Quantcast

Letters to the editor

Gays can’t cotton to exploitation

To The Editor:

Re “Rep. Kucinich gets ovations at the Center” (news article, Dec. 10):

Thank you for your excellent coverage of the recent rally by the Gay and Lesbian Independent Democrats and UNITE with presidential candidate Dennis Kucinich to demand workers’ rights at the H&M clothing store.

It’s heartening to see that an alliance has formed between activists from labor and L.G.B.T. organizations in order to clarify what it means to say “Equal rights for all.”

The many dollars that the queer community spends at H&M have helped to make the owners of H&M rich. In developing nations like Indonesia and Thailand, though, workers sewing H&M clothes are paid $1 per day. It’s my understanding that in the U.S., H&M pays wages below the poverty level and has fired workers who want to join the union UNITE.

L.G.B.T. workers are also L.G.B.T. consumers. It’s high time that our community not only demand respect for gay people in the workplace, but also use our buying power where it can have significant influence on other human rights issues. I hope other gay groups join GLID and UNITE in telling H&M and other retailers that market to our community that we’re informed consumers and that we demand that they respect queer rights, workers’ rights and human rights everywhere.

Lorna Gottesman

Market process was already cooking

To The Editor:

Re “Gansevoort Historic District gets final approval from city” (news article, Dec. 17):

  While I would be proud to claim credit for first proposing the Gansevoort Market Historic District three years ago, I absolutely cannot. I have only been executive director of the Greenwich Village Society for Historic Preservation and Save Gansevoort Market since January 2002. Save Gansevoort Market and its campaign for a Gansevoort Market Historic District was founded in 2000 by Jo Hamilton and Florent Morellet — Florent and Jo are the pioneers who founded this great effort and put together the winning coalition, building upon years of effort and advocacy by countless Villagers and preservationists to help finally achieve this long-overdue goal.

  Now we all need to pull together to finish the job: ensure Gansevoort Market is protected, including its mix of uses and its undesignated blocks; save the Far West Village from rampant overdevelopment; and fight to preserve the historic South and East Village, which are almost entirely lacking in historic district protections.

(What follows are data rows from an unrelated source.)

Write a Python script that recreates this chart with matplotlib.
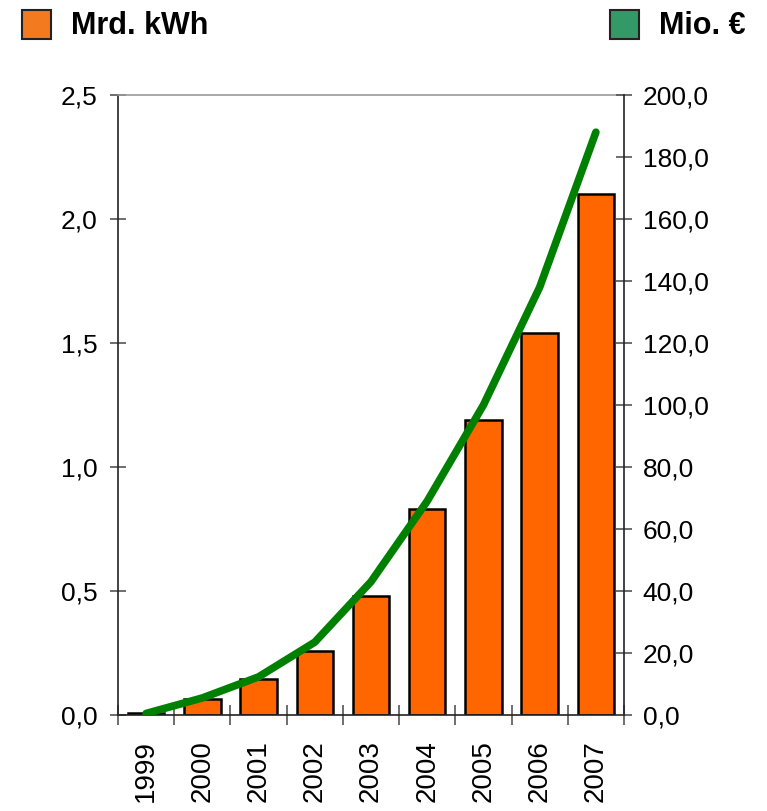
import matplotlib
matplotlib.use("Agg")
import matplotlib.pyplot as plt
import numpy as np
from matplotlib.patches import Rectangle

years = ["1999", "2000", "2001", "2002", "2003", "2004", "2005", "2006", "2007"]
mrd_kwh = [0.01, 0.065, 0.145, 0.26, 0.48, 0.83, 1.19, 1.54, 2.10]
mio_eur = [0.5, 5.5, 12.3, 23.5, 43.0, 69.0, 100.0, 138.0, 188.0]

left_ticks = [0.0, 0.5, 1.0, 1.5, 2.0, 2.5]
right_ticks = [0, 20, 40, 60, 80, 100, 120, 140, 160, 180, 200]

plt.rcParams['font.family'] = ['Liberation Sans', 'DejaVu Sans']

fig = plt.figure(figsize=(7.67, 8.11), dpi=100)
ax = fig.add_axes([118/767, 96/811, (624-118)/767, (715-95)/811])
x = np.arange(len(years))
ax.bar(x, mrd_kwh, width=0.65, color="#FF6600", edgecolor="black", linewidth=1.8, zorder=2)
ax.set_xlim(-0.5, len(years) - 0.5)
ax.set_ylim(0, 2.5)
ax.set_yticks(left_ticks)
ax.set_yticklabels([f"{v:.1f}".replace(".", ",") for v in left_ticks], fontsize=19)
ax.set_xticks(x)
ax.set_xticklabels(years, rotation=90, fontsize=20)
ax.tick_params(axis='x', length=0, pad=18)
ax.set_xticks(np.arange(-0.5, len(years), 1), minor=True)
ax.tick_params(axis='x', which='minor', direction='inout', length=14, width=1.2, color='#555555')
ax.tick_params(axis='y', direction='inout', length=11, width=1.2, color='#555555', pad=9)
for s in ['left', 'bottom']:
    ax.spines[s].set_linewidth(1.2)
    ax.spines[s].set_color('#222222')
ax.spines['top'].set_color('#999999')
ax.spines['top'].set_linewidth(1.2)
ax.spines['right'].set_visible(False)

ax2 = ax.twinx()
ax2.plot(x, mio_eur, color="#008000", linewidth=5.5, solid_capstyle='round', zorder=3)
ax2.set_ylim(0, 200)
ax2.set_yticks(right_ticks)
ax2.set_yticklabels([f"{v:.1f}".replace(".", ",") for v in right_ticks], fontsize=19)
ax2.tick_params(axis='y', direction='inout', length=11, width=1.2, color='#555555', pad=8)
ax2.spines['right'].set_linewidth(1.2)
ax2.spines['right'].set_color('#222222')
for s in ['left', 'top', 'bottom']:
    ax2.spines[s].set_visible(False)

# legend
fig.patches.append(Rectangle((22/767, 1 - 39/811), 29/767, 29/811, transform=fig.transFigure,
                             facecolor="#F47A20", edgecolor="#222222", linewidth=1.5))
fig.text(71/767, 1 - 26/811, "Mrd. kWh", fontsize=22, fontweight='bold', va='center', ha='left')
fig.patches.append(Rectangle((610/767, 1 - 39/811), 29/767, 29/811, transform=fig.transFigure,
                             facecolor="#339966", edgecolor="#222222", linewidth=1.5))
fig.text(659/767, 1 - 26/811, "Mio. €", fontsize=22, fontweight='bold', va='center', ha='left')

fig.savefig("out.png", dpi=100)
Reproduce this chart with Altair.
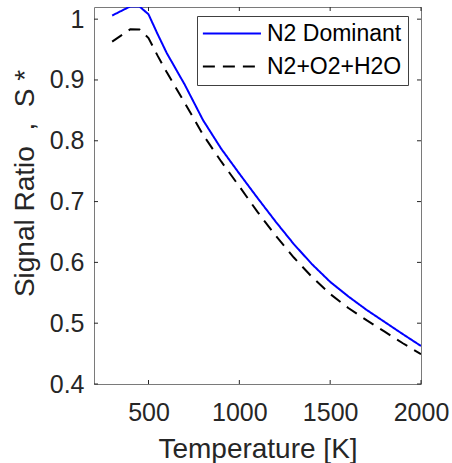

  I certainly don’t want to claim any credit that is more appropriately due to others.

Andrew Berman

Berman is executive director, Greenwich Village Society for Historic Preservation and Save Gansevoort Market

No more soulless housing

To The Editor:

  As more and more residents of the Lower East Side discuss the pros and cons of more low-income housing, I think we need to think of this in the perspective of what was done post-W.W. II with Robert Moses and Title I.

  As John Cheever wrote: “…slums are being demolished…[but] the rectangular tenements that replace them have not a trace of invention. Their bleakness is absolute. No man has ever dreamed of a city of such monotonous severity, and there must be some bond between our houses and our dreams.”

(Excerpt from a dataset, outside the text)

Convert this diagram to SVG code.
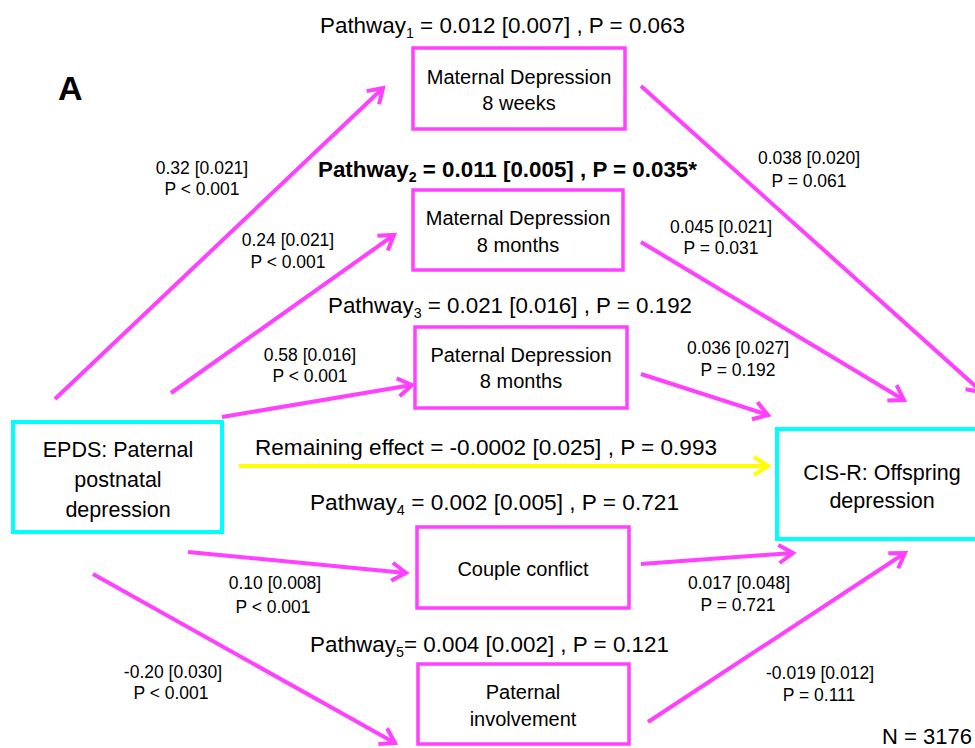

  The social critic Ernest van der Haag wrote: “Housing developments instead of replacing slums have more often displaced them, i.e., shifted their location. More important, they are no less sterile esthetically than the slums were. In some ways the sterility is more awesome because it seems so orderly, seamless, and therefore ineluctable. Both the physical and social structure of housing developments are designed to prevent spontaneity and variety; they succeed altogether in blocking the communal feeling and the liveliness that was the one redeeming feature of at least some slums.”

  Yes, public housing offered some a genuine step in the first decent housing many had known. There was a price to pay though for the city and the nature of Title I meant tearing down thousands of existing apartments and putting its occupants out of homes. These new projects were built soundly and solidly but on an enormous scale but, hey, lacked a soul.

  Perhaps any building to go on the Seward Park Urban Renewal Area sites should be built with a combination of public and private monies. Perhaps new housing in this neighborhood should be limited to that of the Orchard/Ludlow St. scale, replacing what was once lost. Keep it true to the history of the neighborhood versus the crap being built all over this city, such as Sixth Ave. in the 20s.

  I believe that though some good came out of the Robert Moses period of New York, I don’t think he liked cities. I don’t think urban renewal worked. It never needed forcing.

  I pray we help let the soul that lives down here come out naturally through markets, as opposed to being forced by Community Board 3 members wanting to leave a mark. They are not Robert Moses and, yes, it is a shame that the housing torn down has not been replaced. Let it be done wisely.